Ohio High School Athletic Association Director of Information Services Tim Stried announced it.

Still, though, it didn’t seem real to the hundreds who made the nearly 2-hour trek north up I-77 to see it.

The players came out, one by one, and received their championship medals from high school superintendent/principal John Haswell and soon made their way to left field, where family members and almost anyone wearing Orange and Black was allowed in to savor the moment as the moon rose over the emptying stadium. That stadium quickly turned Orange.

An Akron police officer just shrugged her shoulders, smiled and said ”I knew this would happen.”

What did she think was going to happen? This is Tigertown, a community starving for a state champion. And one that supports its kids.

It’s boys track and field team almost won a crown again in 1979 and since then the football team and girls’ basketball teams have come within a whisker of bringing home the top hardware.

But on this day, fate shined brightly on the Lady Tigers, a team that beat four-state ranked opponents en route to the title. Not only that, it became the first team in the 38 years of state softball tournament play in Ohio to win two extra-inning games at the state tournament.

That was certainly cause for celebration. And the community, as well as neighboring ones, showed it.

The team bus didn’t roll back into town until a little after 1 a.m. I’ve lived in Shadyside for 11 years. Normally, downtown Shadyside at 1 a.m. is as quiet as a mouse.
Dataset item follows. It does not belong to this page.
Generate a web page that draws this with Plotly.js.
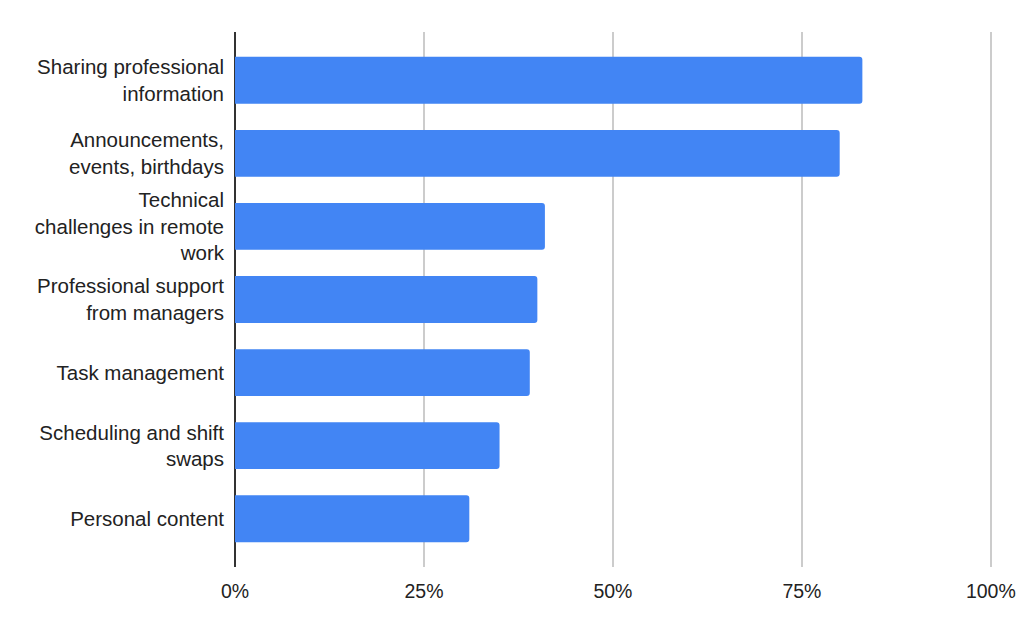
<!DOCTYPE html>
<html>
<head>
<meta charset="utf-8">
<script src="https://cdn.plot.ly/plotly-3.0.1.min.js"></script>
<style>html,body{margin:0;padding:0;background:#fff;}#chart{width:1024px;height:633px;}</style>
</head>
<body>
<div id="chart"></div>
<script>
const categories = [
  "Sharing professional<br>information",
  "Announcements,<br>events, birthdays",
  "Technical<br>challenges in remote<br>work",
  "Professional support<br>from managers",
  "Task management",
  "Scheduling and shift<br>swaps",
  "Personal content"
];
const values = [0.83, 0.80, 0.41, 0.40, 0.39, 0.35, 0.31];
const xTickVals = [0, 0.25, 0.5, 0.75, 1];
const xTickText = ["0%", "25%", "50%", "75%", "100%"];

const trace = {
  type: 'bar',
  orientation: 'h',
  x: values,
  y: categories,
  marker: {color: '#4285F4'},
  width: 0.64,
  hoverinfo: 'x+y'
};

const layout = {
  width: 1024,
  height: 633,
  margin: {l: 235, r: 32, t: 32, b: 66},
  paper_bgcolor: '#ffffff',
  plot_bgcolor: '#ffffff',
  font: {family: 'Liberation Sans, Arial, sans-serif', size: 20.5, color: '#222222'},
  barcornerradius: 3,
  showlegend: false,
  xaxis: {
    range: [0, 1.0015],
    tickvals: xTickVals,
    ticktext: xTickText,
    tickfont: {size: 19.5},
    showgrid: true,
    gridcolor: '#cccccc',
    gridwidth: 1.3,
    zeroline: true,
    zerolinecolor: '#333333',
    zerolinewidth: 1.5,
    showline: false,
    ticks: '',
    ticklabelstandoff: 10,
    fixedrange: true
  },
  yaxis: {
    type: 'category',
    categoryorder: 'array',
    categoryarray: categories,
    range: [6.66, -0.66],
    showgrid: false,
    zeroline: false,
    showline: false,
    ticks: '',
    ticklabelstandoff: 10,
    fixedrange: true
  }
};

Plotly.newPlot('chart', [trace], layout, {displayModeBar: false, staticPlot: true});
</script>
</body>
</html>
Not Saturday night.

Fire trucks from Shadyside, Barton, Martins Ferry, etc. – maybe numbering about 15 or so, met the team bus at the village limits and started a parade for the ages through ”The Loop.”

Folks young and old lined the streets, waving, honking horns, shaking hands and turning the place into a virtual Mardi Gras.

As journalists, we’re supposed to be unbiased. But when you live in a community, it’s gets tough. I drive through town every day to go to work. I drive through town every day to get my groceries, go to the post office, buy my gas. I’ve seen the signs supporting the team, I know the people on a personal basis.

It was hard not to pull for this team and their coaches.

It just so happened I returned to town from the office after covering Saturday night’s game just as the bus was pulling into town. It was a sight I’ll never forget.

And one, I’m sure, the folks of the community won’t either.